In June, heavy rain joined the streaming spring meltwater in the Rocky Mountains, and the Bow, Elbow, Sheep, Highwood, Red Deer, Little Bow and South Saskatchewan rivers rose and rose and some breached their banks. Thirty two separate jurisdictions in southern Alberta—nations, cities, towns, counties—declared an official state of emergency. In Calgary, twenty-six neighbourhoods along the banks of the Bow and the Elbow were evacuated, displacing 11, people. The city set up emergency shelters, which received 1,6 people on the first day, but most residents sheltered with family or friends.

The Bow and Elbow rivers begin in the Rockies, flow through the west of Calgary and meet two blocks east of downtown at Fort Calgary, the city’s historical interpretive centre, site of the North-West Mounted Police fort built in 1875. The birthplace of the city is the confluence of the rivers, a community now called Inglewood. When the evacuation order for Inglewood was announced, I tried to reach my friend Mary, who lives there, to ask if she needed a place to stay. She called me back the next day and said that the army, the police and the fire department were going house to house and had been to her home several times, explaining that the evacuation order was mandatory. But her husband wouldn’t leave, and she stayed too, to help him bail their basement and care for their distraught neighbour, now sleeping on their couch—a sixty-year-old man named Frank who rented a small white house across the street. Frank is a hoarder, and when Mary had gone to his home to check on him, she found him in the centre of his crowded living room weeping over a collection of stuffed animals. “It was the saddest thing I’ve ever seen,” she said.
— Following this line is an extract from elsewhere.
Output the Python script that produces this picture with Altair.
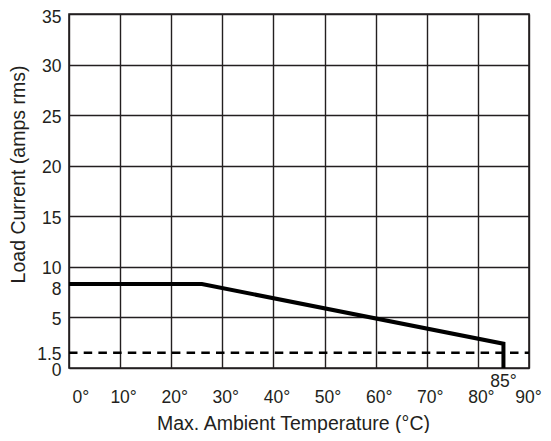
import altair as alt
import pandas as pd

# Derating curve (temperature °C, load current A rms)
curve_x = [0, 26, 85, 85]
curve_y = [8.3, 8.3, 2.4, 0]

# Dashed minimum-current line
min_current = 1.5
x_ticks = [0, 10, 20, 30, 40, 50, 60, 70, 80, 90]
y_ticks = [0, 1.5, 5, 8, 10, 15, 20, 25, 30, 35]
marker_temp = [85]
marker_label = ["85°"]

FONT = "Liberation Sans"
INK = "#231f20"
W, H = 460, 354

curve_df = pd.DataFrame({"x": curve_x, "y": curve_y, "order": list(range(len(curve_x)))})
dash_df = pd.DataFrame({"x": [x_ticks[0]], "x2": [x_ticks[-1]], "y": [min_current]})
mark_df = pd.DataFrame({"x": marker_temp, "label": marker_label})

xscale = alt.Scale(domain=[0, 90], nice=False, zero=False)
yscale = alt.Scale(domain=[0, 35], nice=False)

xaxis = alt.Axis(
    values=x_ticks,
    labelExpr="datum.value + '°'",
    labelFlush=False,
    labelOverlap=False,
    labelAlign={"condition": {"test": "datum.value == 0", "value": "left"}, "value": "center"},
    labelOffset={"condition": {"test": "datum.value == 90", "value": -1}, "value": 3},
    labelPadding=20,
    labelFont=FONT,
    labelFontSize=17.5,
    labelColor=INK,
    ticks=False,
    tickSize=0,
    domain=False,
    grid=True,
    gridColor=INK,
    gridWidth=1.4,
    gridOpacity=1,
    title="Max. Ambient Temperature (°C)",
    titleFont=FONT,
    titleFontSize=19.5,
    titleFontWeight="normal",
    titleColor=INK,
    titleX=224,
    titleY=55,
    titleBaseline="middle",
    titleAlign="center",
)

yaxis = alt.Axis(
    values=y_ticks,
    format="~g",
    labelOverlap=False,
    labelPadding=8,
    labelOffset={"condition": {"test": "datum.value == 35", "value": 3.5}, "value": 2},
    labelFont=FONT,
    labelFontSize=17.5,
    labelColor=INK,
    ticks=False,
    tickSize=0,
    domain=False,
    grid=True,
    gridColor=INK,
    gridWidth=1.4,
    gridOpacity={"condition": {"test": "datum.value == 1.5 || datum.value == 8", "value": 0}, "value": 1},
    title="Load Current (amps rms)",
    titleFont=FONT,
    titleFontSize=19.5,
    titleFontWeight="normal",
    titleColor=INK,
    titleX=-51,
    titleY=160,
    titleBaseline="middle",
    titleAlign="center",
    titleAngle=270,
)

curve = alt.Chart(curve_df).mark_line(color="black", strokeWidth=4, strokeJoin="miter", strokeCap="butt").encode(
    x=alt.X("x:Q", scale=xscale, axis=xaxis),
    y=alt.Y("y:Q", scale=yscale, axis=yaxis),
    order="order:Q",
)

dashed = alt.Chart(dash_df).mark_rule(color="black", strokeWidth=2.5, strokeDash=[8.5, 6.2]).encode(
    x=alt.X("x:Q", scale=xscale, axis=xaxis),
    x2="x2:Q",
    y=alt.Y("y:Q", scale=yscale, axis=yaxis),
)

label85 = alt.Chart(mark_df).mark_text(
    font=FONT, fontSize=17.5, color=INK, align="center", baseline="middle"
).encode(
    x=alt.X("x:Q", scale=xscale, axis=xaxis),
    y=alt.value(H + 14),
    text="label:N",
)

chart = alt.layer(curve, dashed, label85).properties(
    width=W,
    height=H,
    autosize=alt.AutoSizeParams(type="none"),
    padding={"left": 61, "top": 6, "right": 14, "bottom": 65},
    background="white",
).configure_view(stroke=INK, strokeWidth=1.6)

chart.save("out.html", embed_options={"renderer": "svg", "actions": False})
Mary and I were supposed to be giving final exams for the spring semester at Mount Royal University in two days, but exams had been suspended until further notice, and in the absence of further notice I fielded panicked emails from students. I phoned Mary and offered to field panicked emails from her students too, while she managed the chaos at home. While we were talking, the phone died. She called me back on a cell phone. “Our power’s been cut off,” she said.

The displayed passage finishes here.